While on the flight to Seattle yesterday and back, I had a chance to finish Hal Koerner's Field Guide to Ultrarunning.
Competently written with the assistance of Adam Chase, the guide is well organized from preparation to gear, from training to racing. For those looking for an exciting read into the world of trail ultras, this book will disappoint. At no point does it wax poetic about the trails. Instead, Koerner focused on getting you there, and safely, so you can do the poetic bit yourself. Also, the less romantic bits like eating on the run, handling mud, and where to pee.
One thing that might be misleading to some - this guide is exclusively oriented to trail unltrarunning. Wait, that's not right. It's exclusively oriented to trail racing.
It does not include any ultra road races or 12/24/48 hour events and the unique challenges they pose. If you are intending to try one of those events, you'll need to seek some advice outside the scope of the Field Guide to Ultrarunning.
The book is geared towards ultra-racing more than simply ultrarunning but the principles remain. The cool part about ultrarunning is you really don't need permission or a race entry to go someplace awesome to run. If you've built out the body to handle it and learned how to handle the trails, you have all you need to do an ultra-run, even if you never do an ultra-race.
One pleasant element of the book was Koerner's willingness to use his mistakes as object lessons for the rest of us to learn from. I've maintained that the guy or woman who wins the race isn't always the best runner but the one who makes the least mistakes.
That's how I beat the great Karl Meltzer once and no, it will never happen again.
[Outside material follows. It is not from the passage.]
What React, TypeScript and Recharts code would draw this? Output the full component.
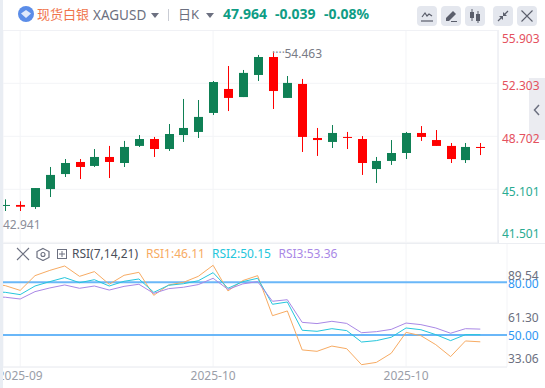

Anyway, using the real life examples, Koerner does a nice job of showing the results of bad decision-making and, sometimes, just plain bad luck. He offers good advice on how to handle it. When you get to that part of the book, listen. It may save your ultrarunning career.
If you're a marathoner looking to move up, this is a book that should land on your book shelf and be referred to frequently. If you never conceive of doing anything so foolish as an ultra, it's probably not for you.
If you're on the fence, though, get the book. Hal Koerner will lead you through the process, show you it's achievable, and put the tools in your hand to get there.
Once you have the tools, it's up to you to go out and find the poetry on the trail.